A Christmas Story

No, this one isn’t about Genuine Red Ryder BB Guns, and I’m pretty sure you won’t shoot your eye out.

This christmas I had the chance to buy my parents a new computer. I’ve always given them my hand-me-downs, but since I went Mac, my hand-me-downs suddenly stopped. Their computer was getting a bit long in the tooth, and while they are still on dialup (or maybe because of it) and I don’t get out there as much as I should — I’ve been living in some fear of them having some spyware or other security problem because they are still running Windows. So I had the chance, and went ahead and bought them an iMac G5. My mom’s only software requirement was some kind of greeting card program.

Well, I bought the Print Shop for the Macintosh — but wouldn’t you know it, version 2.0 of The Print Shop came out 4-5 days before Christmas. So on Wednesday before, I pulled out the credit card and bought it, paying $12 for the overnight shipping. Because I live in a townhome, I had it shipped to work.

Big mistake.

Overnight shipping became “over two nights” shipping, and the University was closed on the Friday before Christmas. So no package.

To make matters worse, they shipped it US Postal Service. And the USPS isn’t quite FedEx and UPS are in terms of Information Technology — so the system update didn’t occur until late Thursday night (so I didn’t know that it was even in transit to try a redirect) — and the delivery update didn’t occur until late Friday — with no mention of where the package actually was (and I was head out of town, and without knowing where the package was, there wasn’t much I could do).

But this story isn’t quite about that, well it sort of is about the USPS IT system, this story is really about the Extension system.

You see, I called the USPS when I was back in town on the next Wednesday, the fourth business day of my priority mail package being somewhere at the USPS. My office building is in zip code 27606 — and there’s a post office about a block away (Method Road), but that’s actually for zip code 27607 (I think — it has an entirely other zip code on the sign on the building but the website says 27607) The customer service number told me that my package was at the Avent Ferry post office and that I better hurry because if I didn’t get it — it was going back to Mackiev that day. Well, I went to Avent Ferry, but they said that “No, we don’t have it, we actually service 27607 — you need to go to Lake Dam” Lake Dam is the warehouse for the whole area, it doesn’t have any traditional services like stamps or shipping — but it services pickups for 27606.

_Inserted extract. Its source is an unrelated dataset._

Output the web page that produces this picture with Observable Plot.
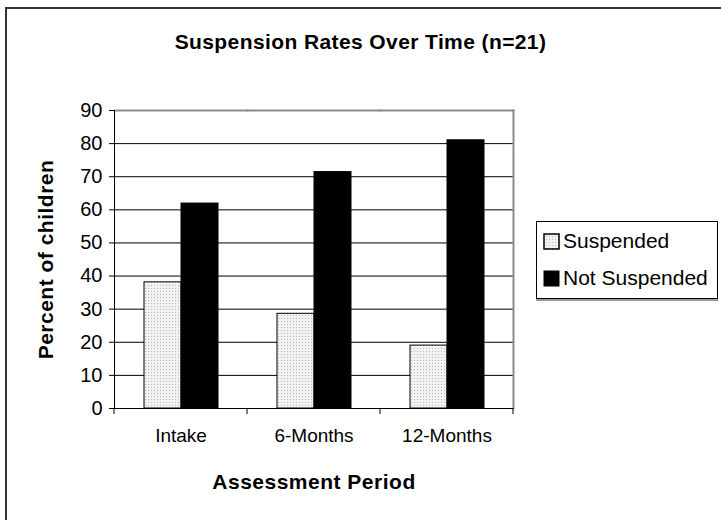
<!DOCTYPE html>
<html>
<head>
<meta charset="utf-8">
<script src="https://cdn.jsdelivr.net/npm/d3@7"></script>
<script src="https://cdn.jsdelivr.net/npm/@observablehq/plot@0.6"></script>
<style>
  body { margin: 0; background: #fff; font-family: "Liberation Sans", Arial, sans-serif; }
  #wrap { position: relative; width: 721px; height: 520px; overflow: hidden; background: #fff; }
  #border { position: absolute; left: 5px; top: 7px; width: 760px; height: 560px; border: 2px solid #333; box-sizing: border-box; }
  #title { position: absolute; left: 0; width: 721px; top: 30px; text-align: center; font-weight: bold; font-size: 21px; letter-spacing: 0.4px; color: #000; }
  #chart { position: absolute; left: 0; top: 0; }
  #legend { position: absolute; left: 536px; top: 221px; width: 182px; height: 78px; border: 1px solid #000; box-shadow: 0 2px 0 #999; box-sizing: border-box; background: #fff; }
  .item { position: absolute; left: 6px; font-size: 21px; color: #000; display: flex; align-items: center; white-space: nowrap; }
  .item svg { margin-right: 3px; }
  svg g[aria-label="y-axis label"] text, svg g[aria-label="fx-axis label"] text { font-weight: bold; letter-spacing: 0.5px; font-size: 21px; }
</style>
</head>
<body>
<svg width="0" height="0" style="position:absolute">
  <defs>
    <pattern id="dots" width="3" height="3" patternUnits="userSpaceOnUse">
      <rect width="3" height="3" fill="#f2f2f2"></rect>
      <rect width="1" height="1" fill="#b8b8b8"></rect>
    </pattern>
  </defs>
</svg>
<div id="wrap">
  <div id="border"></div>
  <div id="chart"></div>
  <div id="title"></div>
  <div id="legend"></div>
</div>
<script>
const titleText = "Suspension Rates Over Time (n=21)";
const periods = ["Intake", "6-Months", "12-Months"];
const seriesNames = ["Suspended", "Not Suspended"];
const suspended = [38.1, 28.6, 19.0];
const notSuspended = [61.9, 71.4, 81.0];
const yTicks = [0, 10, 20, 30, 40, 50, 60, 70, 80, 90];
const yLabel = "Percent of children";
const xLabel = "Assessment Period";
const seriesFills = ["url(#dots)", "#000"];

const data = [];
periods.forEach((p, i) => {
  data.push({period: p, series: seriesNames[0], value: suspended[i]});
  data.push({period: p, series: seriesNames[1], value: notSuspended[i]});
});

document.getElementById("title").textContent = titleText;

const chart = Plot.plot({
  width: 721,
  height: 520,
  marginLeft: 113,
  marginRight: 207,
  marginTop: 110,
  marginBottom: 112,
  style: {fontFamily: "'Liberation Sans', Arial, sans-serif", fontSize: "19px", color: "#000", background: "transparent", overflow: "visible"},
  fx: {domain: periods, padding: 0},
  x: {domain: seriesNames, paddingInner: 0, paddingOuter: 0.76, axis: null},
  y: {domain: [0, 90]},
  color: {domain: seriesNames, range: seriesFills},
  marks: [
    Plot.ruleY(yTicks.filter(d => d > 0 && d < 90), {stroke: "#000", strokeWidth: 1, strokeOpacity: 1}),
    Plot.barY(data, {fx: "period", x: "series", y: "value", fill: "series", stroke: "#000", strokeWidth: 1}),
    Plot.frame({anchor: "top", stroke: "#8c8c8c", strokeWidth: 2, facetAnchor: "top"}),
    Plot.frame({anchor: "right", stroke: "#8c8c8c", strokeWidth: 2, facetAnchor: "right"}),
    Plot.frame({anchor: "left", stroke: "#000", strokeWidth: 1, facetAnchor: "left"}),
    Plot.ruleY([0], {stroke: "#000", strokeWidth: 1}),
    Plot.axisY({ticks: yTicks, tickSize: 5, tickPadding: 7, fontSize: 20, label: yLabel, labelAnchor: "center", labelArrow: "none", labelOffset: 76}),
    Plot.axisFx({anchor: "bottom", tickSize: 0, tickPadding: 20, fontSize: 19, label: xLabel, labelAnchor: "center", labelArrow: "none", labelOffset: 80})
  ]
});
document.getElementById("chart").appendChild(chart);

// category boundary ticks below the baseline, positioned from Plot's own scales
const fx = chart.scale("fx");
const ys = chart.scale("y");
const edges = periods.map(p => fx.apply(p)).concat([fx.apply(periods[periods.length - 1]) + fx.bandwidth]);
const y0 = ys.apply(0);
d3.select(chart).append("g").attr("aria-label", "fx-boundary-ticks")
  .selectAll("line").data(edges).join("line")
  .attr("x1", d => d).attr("x2", d => d)
  .attr("y1", y0).attr("y2", y0 + 6)
  .attr("stroke", "#000");

// legend
const legend = d3.select("#legend");
seriesNames.forEach((s, i) => {
  const item = legend.append("div").attr("class", "item").style("top", (i === 0 ? 7 : 44) + "px");
  const sw = item.append("svg").attr("width", 17).attr("height", 17);
  sw.append("rect").attr("x", 1).attr("y", 1).attr("width", 15).attr("height", 15)
    .attr("fill", seriesFills[i]).attr("stroke", "#000").attr("stroke-width", i === 0 ? 1.5 : 1);
  item.append("span").text(s);
});
</script>
</body>
</html>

There I found my package, with the front attendant remarking (a bit nonplussed) that “He” [the mail carrier for my building] was going to deliver it “later that day”. And sure enough, I get my package, and on the front is written the schedule for the University — “Friday closed, Monday closed, Tuesday closed, try Wednesday.”

You see, the knowledge about the University was in the hands of the mail carrier. He knew where my package was. He knew the University schedule. He knew when to and when not try the delivery.

The knowledge was at the ends of the network. I knew what my package was and what my hours were. MacKiev knew what my package was and when they had shipped it. MacKiev’s mail carrier knew when they had shipped it, and what MacKiev’s hours were. My mail carrier knew when I had received it and where it was and what my hours were. But the “network” — that is, the IT system in the middle, had little or none of this knowledge. And that fails everyone. Because every one in the middle of the chain is just trusting the IT system/network.

The goal of the system should be to connect and empower the ends The fatal flaw for most IT systems is that it tries to hold the knowledge. And does so in a way that all the ends forget where their brain is at and trust the system to have the knowledge. But unless it connects the ends, it’s impossible to create the necessary feedback loops to know anything.

This week, I read a story of the TSA’s no-fly list snaring a 4-year old in Texas because the 4-year old shares the name of someone on the watch list — and of course, held up the travel for the 4-year old. The airport rep said that “it’s not a person, it’s the name, and we are just following procedure” And the clearance procedure for the watch list requires identification papers the 4-year old doesn’t have. Regardless of any of your politics on any of that or opinions on whether watch lists work or not — it’s an asinine situation to block a four year old’s travels and require documentation that he doesn’t have because his name matches a string. And the problem exists because the system doesn’t empower the ends to make decisions.

_The knowledge is at the ends of the network. The goal of the network should be to connect and empower the ends _

Whatever comes, the goal of our effort for the nation’s land-grants has to be to empower the ends. Both the faculty, and most especially the Extension Agents (and the staff that serve them). The real knowledge of our system is at the ends.